Con una regia come quella de La Fura del Baus sarebbe stato preferibile utilizzare l’edizione del 1904. Il libretto di Luigi Illica e Giuseppe Giacosa ispirata dall’omonimo testo in un atto unico di David Belasco, che Puccini ebbe modo di vedere a Londra nel 1900: profondamente colpito dalla tragedia umana della protagonista, Cio-cio-san suicida per amore, e affascinato dall’ambientazione esotica di carattere giapponese, diede voce ad una delle eroine più famose della lirica. Puccini avrebbe voluto mantenere l’’atto unico’, allora di moda ma la gestione de La Scala preferivano due atti per la difficoltà di trovare una seconda opera in un atto con cui mettere in scena Madama Butterfly.
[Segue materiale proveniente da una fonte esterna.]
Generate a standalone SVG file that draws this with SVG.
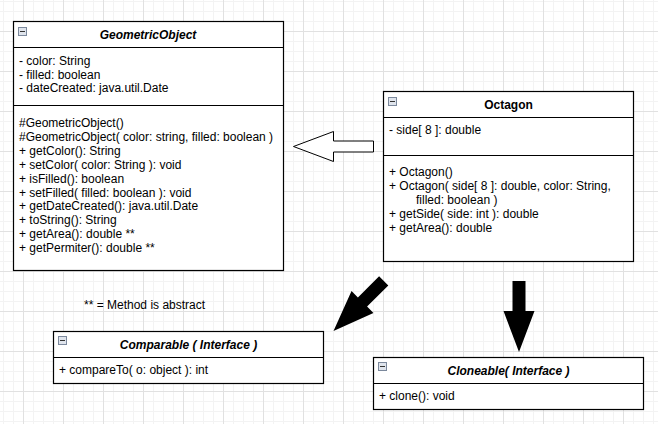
<svg xmlns="http://www.w3.org/2000/svg" width="658" height="424" viewBox="0 0 658 424">
<defs>
<pattern id="grid" x="23" y="31" width="40" height="40" patternUnits="userSpaceOnUse">
<rect width="40" height="40" fill="#ffffff"/>
<path d="M10.5 0V40M20.5 0V40M30.5 0V40M0 10.5H40M0 20.5H40M0 30.5H40" stroke="#f3f3f3" stroke-width="1" fill="none"/>
<path d="M0.5 0V40M0 0.5H40" stroke="#e1e1e1" stroke-width="1" fill="none"/>
</pattern>
<g id="tog">
<rect x="0.5" y="0.5" width="8" height="8" fill="#dfe4ec" stroke="#7b889c" stroke-width="1"/>
<path d="M2 4.5H7" stroke="#333" stroke-width="1"/>
</g>
</defs>
<style>
.box{fill:#ffffff;stroke:#000;stroke-width:1.2}
.sep{stroke:#000;stroke-width:1.2}
text{font-family:"Liberation Sans",Arial,sans-serif;font-size:12px;fill:#000}
.ti{font-weight:bold;font-style:italic;text-anchor:middle}
.tb{font-weight:bold;text-anchor:middle}
</style>
<rect width="658" height="424" fill="url(#grid)"/>

<g id="GeometricObject">
<rect class="box" x="13.5" y="21.5" width="270" height="249"/>
<line class="sep" x1="13.5" y1="47.5" x2="283.5" y2="47.5"/>
<line class="sep" x1="13.5" y1="105.5" x2="283.5" y2="105.5"/>
<use href="#tog" x="18" y="27"/>
<text class="ti" x="148" y="38.5">GeometricObject</text>
<text x="19" y="65">- color: String</text>
<text x="19" y="78.5">- filled: boolean</text>
<text x="19" y="92">- dateCreated: java.util.Date</text>
<text x="19" y="127.3">#GeometricObject()</text>
<text x="19" y="141.1">#GeometricObject( color: string, filled: boolean )</text>
<text x="19" y="155">+ getColor(): String</text>
<text x="19" y="168.8">+ setColor( color: String ): void</text>
<text x="19" y="182.7">+ isFilled(): boolean</text>
<text x="19" y="196.5">+ setFilled( filled: boolean ): void</text>
<text x="19" y="210.4">+ getDateCreated(): java.util.Date</text>
<text x="19" y="224.2">+ toString(): String</text>
<text x="19" y="238.1">+ getArea(): double **</text>
<text x="19" y="252">+ getPermiter(): double **</text>
</g>

<g id="Octagon">
<rect class="box" x="383.5" y="91.5" width="250" height="170"/>
<line class="sep" x1="383.5" y1="117.5" x2="633.5" y2="117.5"/>
<line class="sep" x1="383.5" y1="155.5" x2="633.5" y2="155.5"/>
<use href="#tog" x="388" y="97"/>
<text class="tb" x="508.5" y="108.5">Octagon</text>
<text x="389" y="134.3">- side[ 8 ]: double</text>
<text x="389" y="176">+ Octagon()</text>
<text x="389" y="190.3">+ Octagon( side[ 8 ]: double, color: String,</text>
<text x="416" y="204">filled: boolean )</text>
<text x="389" y="218.3">+ getSide( side: int ): double</text>
<text x="389" y="232.3">+ getArea(): double</text>
</g>

<g id="Comparable">
<rect class="box" x="53.5" y="331.5" width="270" height="52"/>
<line class="sep" x1="53.5" y1="357.5" x2="323.5" y2="357.5"/>
<use href="#tog" x="58" y="336"/>
<text class="ti" x="188.5" y="348.5">Comparable ( Interface )</text>
<text x="59" y="374">+ compareTo( o: object ): int</text>
</g>

<g id="Cloneable">
<rect class="box" x="373.5" y="357.5" width="270" height="52"/>
<line class="sep" x1="373.5" y1="383.5" x2="643.5" y2="383.5"/>
<use href="#tog" x="378" y="362"/>
<text class="ti" x="508.5" y="374.5">Cloneable( Interface )</text>
<text x="379" y="400">+ clone(): void</text>
</g>

<g id="note">
<text x="84" y="308.5">** = Method is abstract</text>
</g>

<g id="connectors">
<polygon points="293.5,146.5 333.5,131.5 333.5,141 373.5,141 373.5,152 333.5,152 333.5,161.5" fill="#ffffff" stroke="#000" stroke-width="1"/>
<polygon transform="translate(333.5,331) rotate(45)" points="0,0 -15.5,-41 -6.5,-41 -6.5,-71 6.5,-71 6.5,-41 15.5,-41" fill="#000"/>
<polygon transform="translate(519,352)" points="0,0 -15.5,-41 -6.5,-41 -6.5,-71 6.5,-71 6.5,-41 15.5,-41" fill="#000"/>
</g>
</svg>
La versione milanese del 1904 si è vista ad ascoltata alla Scala (dove ha inaugurato la stagione 2016-2017), oltre che due volte al Festival Pucciniano di Torre del Lago, ed una volta a La Fenice ed una a Boston. Pinkerton è un gaglioffo razzista. Tanto nella versione milanese quanto in quella bresciana, Cio-cio-san è una bambina consapevole però del suo ruolo; in un passaggio del primo atto dice che Pinkerton ha pagato per lei ben cento yen (una grande cifra) e quindi deve fare di tutto per fargli piacere. La versione milanese del 1904, con la sua crudezza, mi pare più consona all’impostazione generale dello spettacolo.